Can someone explain to me why int array[3] = {1,2,3} work but
char array[3] = "123" doesn't work?
It printed out " 123( ( " instead of " 123 ".
It say that for char array need another space for null character but doesn't array start from 0 so char array[3] is enough since it actually 4 space. Unless char array actually require 2 space one for null and one for a special character.
int array[3] = {1,2,3}
allocates an array that can hold at most 3 integers and you can access any of them using the following ways:
array[0]
array[1]
array[2]
Here:
char array[3] = "123"
"123" consist of 4 bytes. The characters in the string literal ends with a NUL-terminator. But you allocate 3 bytes and can atmost hold 2 characters (+1 for the NUL-terminator). So, when you initialize the array with it, the '\0' is not written as there is no space.

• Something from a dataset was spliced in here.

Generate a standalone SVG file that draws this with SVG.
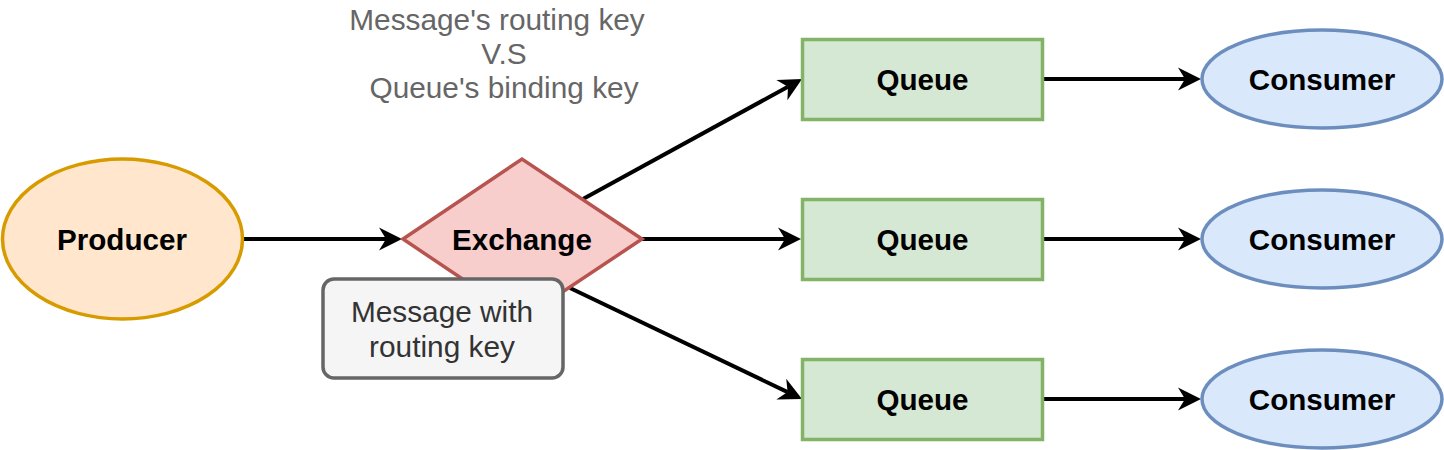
<svg xmlns="http://www.w3.org/2000/svg" width="1444" height="450" viewBox="0 0 1444 450">
<defs>
<style>
.lbl{font-family:"Liberation Sans",Arial,Helvetica,sans-serif;font-size:29.6px;font-weight:bold;fill:#000;text-anchor:middle}
.note{font-family:"Liberation Sans",Arial,Helvetica,sans-serif;font-size:29.8px;text-anchor:middle}
.edge{stroke:#000;stroke-width:4;fill:none;marker-end:url(#arrow)}
.cons{fill:#dae8fc;stroke:#6c8ebf;stroke-width:3.5}
.queue{fill:#d5e8d4;stroke:#82b366;stroke-width:3.5}
</style>
<marker id="arrow" markerUnits="userSpaceOnUse" markerWidth="26" markerHeight="26" viewBox="0 0 26 26" refX="8" refY="12" orient="auto">
<path d="M24,12 L1,0.5 L8,12 L1,23.5 Z" fill="#000"/>
</marker>
</defs>
<rect width="1444" height="450" fill="#fff"/>
<g id="connectors">
<line class="edge" x1="243" y1="239" x2="386" y2="239"/>
<line class="edge" x1="642" y1="239" x2="785" y2="239"/>
<line class="edge" x1="583" y1="199" x2="788" y2="86.7"/>
<line class="edge" x1="570" y1="288" x2="787.6" y2="392.1"/>
<line class="edge" x1="1043" y1="79" x2="1185" y2="79"/>
<line class="edge" x1="1043" y1="239" x2="1185" y2="239"/>
<line class="edge" x1="1043" y1="399" x2="1185" y2="399"/>
</g>
<g id="producer">
<ellipse cx="122.5" cy="239" rx="120" ry="80" fill="#ffe6cc" stroke="#d79b00" stroke-width="3.5"/>
<text class="lbl" x="122" y="250">Producer</text>
</g>
<g id="exchange">
<polygon points="403,239 522,159 642,239 522,319" fill="#f8cecc" stroke="#b85450" stroke-width="3.5"/>
<text class="lbl" x="522" y="250">Exchange</text>
</g>
<g id="queue1">
<rect class="queue" x="802.5" y="39.5" width="240" height="80"/>
<text class="lbl" x="922.5" y="90">Queue</text>
</g>
<g id="queue2">
<rect class="queue" x="802.5" y="199.5" width="240" height="80"/>
<text class="lbl" x="922.5" y="250">Queue</text>
</g>
<g id="queue3">
<rect class="queue" x="802.5" y="359.5" width="240" height="80"/>
<text class="lbl" x="922.5" y="410">Queue</text>
</g>
<g id="consumer1">
<ellipse class="cons" cx="1322" cy="79" rx="120" ry="49"/>
<text class="lbl" x="1322" y="90">Consumer</text>
</g>
<g id="consumer2">
<ellipse class="cons" cx="1322" cy="239" rx="120" ry="49"/>
<text class="lbl" x="1322" y="250">Consumer</text>
</g>
<g id="consumer3">
<ellipse class="cons" cx="1322" cy="399" rx="120" ry="49"/>
<text class="lbl" x="1322" y="410">Consumer</text>
</g>
<g id="message">
<rect x="323" y="279" width="240" height="99" rx="11" ry="11" fill="#f5f5f5" stroke="#666666" stroke-width="3.5"/>
<text class="note" fill="#333333" x="442" y="322">Message with</text>
<text class="note" fill="#333333" x="442" y="356.5">routing key</text>
</g>
<g id="keylabel">
<text class="note" fill="#666666" x="497" y="30">Message's routing key</text>
<text class="note" fill="#666666" x="504" y="63.5">V.S</text>
<text class="note" fill="#666666" x="504" y="97.5">Queue's binding key</text>
</g>
</svg>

When you print this using %s in a printf, it invokes Undefined behavior as %s prints everything until a NUL-terminator. So, the printf goes on reading values from invalid memory locations until a '\0'. Anything can happen when you do this. You might see random garbage getting outputted, crashes, segmentation faults etc. Basically, you should never rely on this behavior, even if it seemed to have "worked" as expected.
but doesn't array start from 0
Yes
so
char array[3]is enough since it actually 4 space
Wrong. The valid indices for char array[3] are
array[0]
array[1]
array[2]
accessing array[3] is wrong and it invokes Undefined Behavior.
Fix the issue by using
char array[4] = "123";
or better:
char array[] = "123";
The empty brackets tell the compiler to determine the size of the array.
array[3] certainly is undefined behavior, but the initialization of array itself is well-defined such that the initialization of array above is equivalent to char array[] = { '1', '2', '3' };. Room for the null terminator is not requisite. On the other hand, char array[3] = "1234"; is undefined since "No initializer shall attempt to provide a value for an object not contained within the entity being initialized" (C11 draft N1570 6.7.9p2), meaning that array is too small to contain the 4 elements { '1', '2', '3', '4' }. 6.7.9p32 of N1570 expresses the intended behavior.
'\0' is not supplied?When declaring an array in c, char array[3] will yield 3 chars not 4 like you suggested in your question. You do need space for a null character at the end of a string so you need char array[4] in this case.